The first job I had when I left high school was working as a jackeroo (farm hand) on Nareen Station, Western Districts, Victoria. Nareen was the family home of Malcolm Fraser, an unusually tall ex-prime minister. Not only was I fresh out of school, but I was a city boy with limited farm experience, a passive gentle nature, and hearing aids and glasses.
Living on a sheep station
The first three months on the station were hellish. Living and working with four other blokes I had never met before created many conflicts. I feel like I learned more in that first year than the previous school years put together. My hearing loss didn't help, as I was often required to hear instructions via two way radio, and struggled to understand without the help of lip reading. I learned to repeat the instructions back to the overseer to ensure I had heard correctly.
On the positive side, I worked outside with animals, ate healthy farm food, and every day was an adventure. A typical day could vary from mustering (rounding up) cattle or sheep, to tractor work or maintenance in the giant workshop on rainy days. We were taught how to slaughter sheep and prepare them for the station cook, who then cooked our lunch and dinner. There was also a station mechanic, full-time gardener, overseer, head stockman, and the Fraser family. Nareen Station was a small community in itself.
After a day of checking boundary fences on a motorbike I noticed a bull among a mob of heifers (young cows). A quick lap of the paddock identified a smashed fence where the bull had busted out. I carefully herded him towards the broken fence. There was a sound behind me, which I thought may be the heifers following, so I swung my head to check.

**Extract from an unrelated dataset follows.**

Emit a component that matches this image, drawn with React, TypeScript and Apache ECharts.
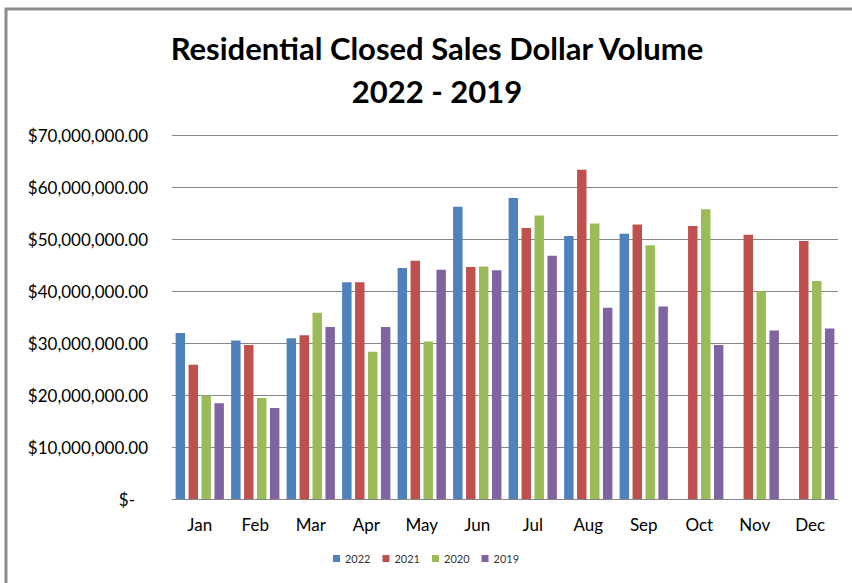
import React, { useEffect, useRef } from "react";
import * as echarts from "echarts";

const months = ["Jan", "Feb", "Mar", "Apr", "May", "Jun", "Jul", "Aug", "Sep", "Oct", "Nov", "Dec"];
const years = ["2022", "2021", "2020", "2019"];
const sales2022 = [31.9, 30.5, 30.9, 41.7, 44.4, 56.2, 57.9, 50.6, 51.0, null, null, null];
const sales2021 = [25.8, 29.6, 31.5, 41.7, 45.8, 44.6, 52.1, 63.3, 52.8, 52.5, 50.8, 49.6];
const sales2020 = [19.9, 19.4, 35.8, 28.3, 30.3, 44.7, 54.5, 53.0, 48.8, 55.7, 39.9, 41.9];
const sales2019 = [18.4, 17.5, 33.1, 33.1, 44.1, 44.0, 46.8, 36.8, 37.0, 29.6, 32.4, 32.8];
const colors = ["#4F81BD", "#C0504D", "#9BBB59", "#8064A2"];

const FONT = "Lato, 'Open Sans', sans-serif";

export default function App() {
  const ref = useRef<HTMLDivElement>(null);
  useEffect(() => {
    if (!ref.current) return;
    const chart = echarts.init(ref.current, null, { renderer: "svg" });
    const seriesData = [sales2022, sales2021, sales2020, sales2019];
    chart.setOption({
      animation: false,
      backgroundColor: "#ffffff",
      color: colors,
      title: {
        text: "Residential Closed Sales Dollar Volume\n2022 - 2019",
        left: 432,
        top: 21,
        textAlign: "center",
        textStyle: {
          fontFamily: FONT,
          fontWeight: "bold",
          fontSize: 31,
          lineHeight: 43,
          color: "#000",
        },
      },
      graphic: [
        {
          type: "rect",
          shape: { x: 6, y: 9, width: 900, height: 700 },
          style: { fill: "none", stroke: "#8c8c8c", lineWidth: 3 },
          silent: true,
        },
      ],
      legend: {
        data: years,
        bottom: 14,
        left: "center",
        itemWidth: 7,
        itemHeight: 7,
        itemGap: 12,
        icon: "rect",
        textStyle: { fontFamily: FONT, fontSize: 11, color: "#333" },
      },
      grid: { left: 172, right: 14, top: 135, bottom: 84 },
      xAxis: {
        type: "category",
        data: months,
        axisLine: { lineStyle: { color: "#868686" } },
        axisTick: { show: false },
        axisLabel: { fontFamily: FONT, fontSize: 17, color: "#000", margin: 17 },
      },
      yAxis: {
        type: "value",
        min: 0,
        max: 70,
        interval: 10,
        axisLine: { show: false },
        axisTick: { show: false },
        splitLine: { lineStyle: { color: "#868686", width: 1 } },
        axisLabel: {
          fontFamily: FONT,
          fontSize: 17,
          color: "#000",
          margin: 24,
          formatter: (v: number) =>
            v === 0
              ? "$-\u00a0\u00a0\u00a0"
              : "$" + (v * 1000000).toLocaleString("en-US", { minimumFractionDigits: 2, maximumFractionDigits: 2 }),
        },
      },
      series: years.map((y, i) => ({
        name: y,
        type: "bar",
        data: seriesData[i],
        barGap: "37%",
        barCategoryGap: "13%",
        itemStyle: { color: colors[i] },
      })),
    });
    return () => chart.dispose();
  }, []);
  return <div ref={ref} style={{ position: "absolute", left: 0, top: 0, width: 852, height: 583 }} />;
}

As soon as I was distracted, the bull smashed me off the motorbike. Once I could stand up he charged again and lifted me off my feet. He bashed me around the paddock for a while and then went back to the heifers. When I slowly wobbled back into the workshop later that afternoon, the other jackeroos all burst out laughing. I was covered in mud and bruises but was just happy to be alive.
The skills I learned in my first year as a jackeroo were a valuable foundation for my career. Experience as a jackeroo was vital to gain entrance to the farm management course I was interested in. Getting work as a park ranger in the Northern Territory was easier as I had experience as a jackeroo. I not only learned about farming as a jackeroo but a lot about myself and how to function out of my comfort zone.
As an added bonus to my jackerooing experience, the Fraser family would sometimes invite us to have dinner with them in the homestead dining room. Having dinner with Malcolm Fraser was especially thrilling for me as I had studied his political history during my final year of school. These occasions were a real privilege, and the jackeroos were taught social graces and etiquette. We learned about wine tasting, table manners, and how to converse with distinguished guests such as American senators.
Working with animals
My fondest memories of this time involve working with animals, as long as they weren't smashing me off my motorbike. I had a couple of sheep dogs and loved spending a whole day shifting cattle or sheep around the property. The Frasers had an amazing red kelpie dog that taught me more about mustering than anybody else. Big Red would stop and give the new jackeroo a dirty look if they were pushing the sheep too hard or making a mistake. The only aspect of this job I didn't enjoy was when I had to put animals down due to sickness or injury. I've never liked killing anything.
A privileged job
I've worked as a jackeroo on other properties since Nareen Station, but nothing will equal the lessons I learned from that first year out of school. It was a beautiful property to work on. The Fraser family were very generous with their staff, especially Mrs Fraser. Jackerooing was one of the jobs I dreamt about doing when I was staring out of the schoolroom window as a boy.